Decades later, a Trump-appointed Board of Trustees voted to tack President Donald Trump’s name onto the facade and branding, pushing a “Trump Kennedy Center” rebrand that aimed to fuse a historic monument with a living politician.

Representative Joyce Beatty, a Democrat from Ohio and an ex officio trustee, sued, arguing the board had no legal right to change a name Congress itself had set.

United States District Judge Christopher Cooper agreed with Beatty. In a detailed ruling, he wrote that “Congress gave the Kennedy Center its name, and only Congress can change it,” calling the board’s move to add Trump’s name an overstep of its legal authority.

He ordered Trump’s name removed from the building and from official materials within two weeks, treating the unilateral renaming as unlawful, not just tacky. The judge also criticized the same board for trying to shutter the center for long renovations without fully weighing their legal duties.

Last-Minute Appeals And The Failed Stay To Keep The Name Up

As the court’s deadline approached, the Department of Justice filed a late appeal and sought a stay to pause removal proceedings while the case played out. Government lawyers claimed that taking down Trump’s name would hurt fundraising, waste money if the sign had to come back up, and confuse the public after the rebranding.

The Kennedy Center Board backed those arguments and voted to appeal, signaling that Trump-aligned trustees still wanted his name on the marble even as legal pressure mounted.

Judge Cooper was not persuaded. He ruled that the administration had failed to show irreparable harm, noting that it had already removed Trump’s name from the website and social media, which undercut claims that the physical sign carried unique financial value.

He denied the stay, stating that the public interest is “rarely served by the perpetuation of unlawful governmental action.” The Department of Justice then tried the United States Court of Appeals for the District of Columbia Circuit. A panel there also rejected an emergency stay, clearing the way for the deadline to stand.

Appeals Court Slams ‘Conclusory’ Claims And Closes The Door

In the next round, the appeals court went beyond timing and examined the arguments. The judges said the Board and administration had “failed to support” their claim of looming financial decline with any specific facts or evidence, relying only on a bare statement from the center’s executive director. In plain terms, the court treated this as hand-waving rather than hard data sufficient to justify emergency relief under a clear statutory ruling.

By then, workers had already begun removing Trump’s name from the Kennedy Center’s facade, under tarps and scaffolding that drew cameras and crowds. The appeals court noted that because the removal had already happened, a stay would not prevent the alleged harm of wasted time and expense.

That made the emergency request even weaker. Media coverage portrayed the entire effort as a long-shot push driven by vanity, with some legal commentators saying Trump seemed more focused on televised symbolism than on the institution’s mission.

What This Fight Reveals About Power, Law, And Conservative Principles

This case sits at the crossroads of two values that sometimes collide: respect for constitutional order and skepticism of elite cultural institutions.

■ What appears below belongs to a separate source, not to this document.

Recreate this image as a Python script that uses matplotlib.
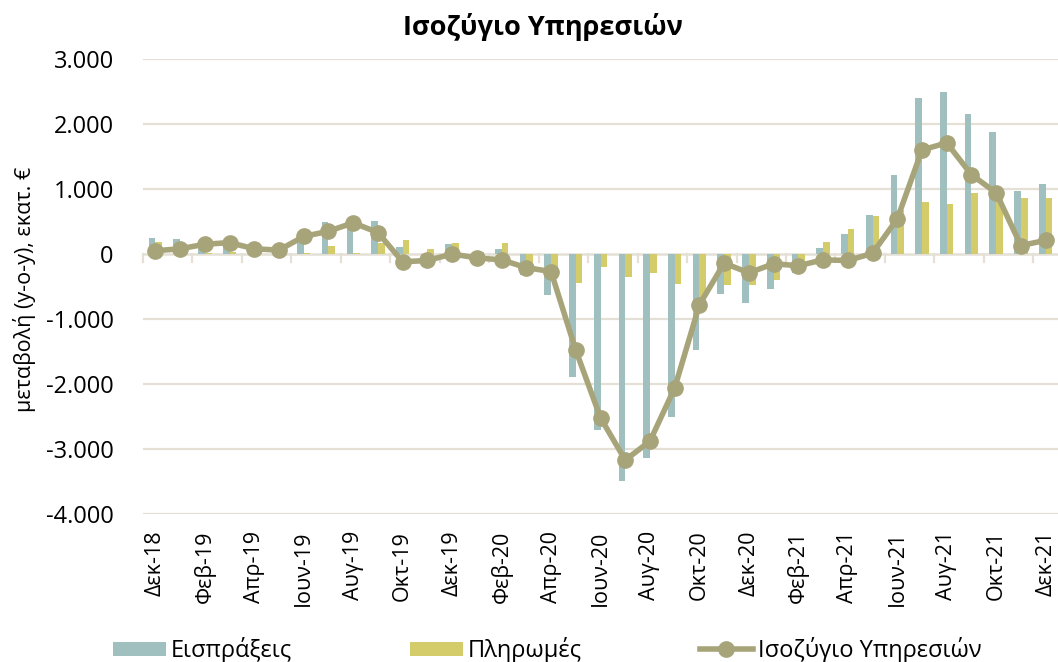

On the one hand, the courts did exactly what limited-government advocates say they want: they enforced the statute as written, refused to expand the board’s power beyond what Congress granted, and blocked an administration from rewriting a taxpayer-funded memorial by fiat. That is textbook rule of law.

On the other hand, many right-leaning voters see the Kennedy Center as part of a liberal cultural class that has never liked Trump. For those voters, the removal of his name looks like another elite snub.

But when you read the rulings, the judges are not judging taste; they are enforcing a simple rule that the name honors John F. Kennedy because Congress said so, and the text has not changed. Courts are not saying Trump can never be honored. They are saying if you want that, you go through Congress, not side-door board votes.

Why Trump’s Legal Strategy Was Always A Long Shot

Across American history, naming fights like this almost never succeed when a statute explicitly sets the honoree and the institution. Boards win more often in places where their charters give broad power to rename theaters, halls, and wings.

Here, the Kennedy Center’s founding law names John F. Kennedy directly and does not give the Board authority to swap or add presidents at will. Once a federal court flagged that, the odds turned hard against Trump’s side.

The administration’s own actions weakened the legal case. They had already stripped Trump’s name from digital platforms, which suggested the institution could function and raise money without the physical sign.

They failed to present donor audits, sworn statements, or any conservative-style “follow the numbers” evidence that the Trump brand was saving the center’s bottom line. For a movement that prides itself on skepticism of grand claims, this was a surprisingly thin record.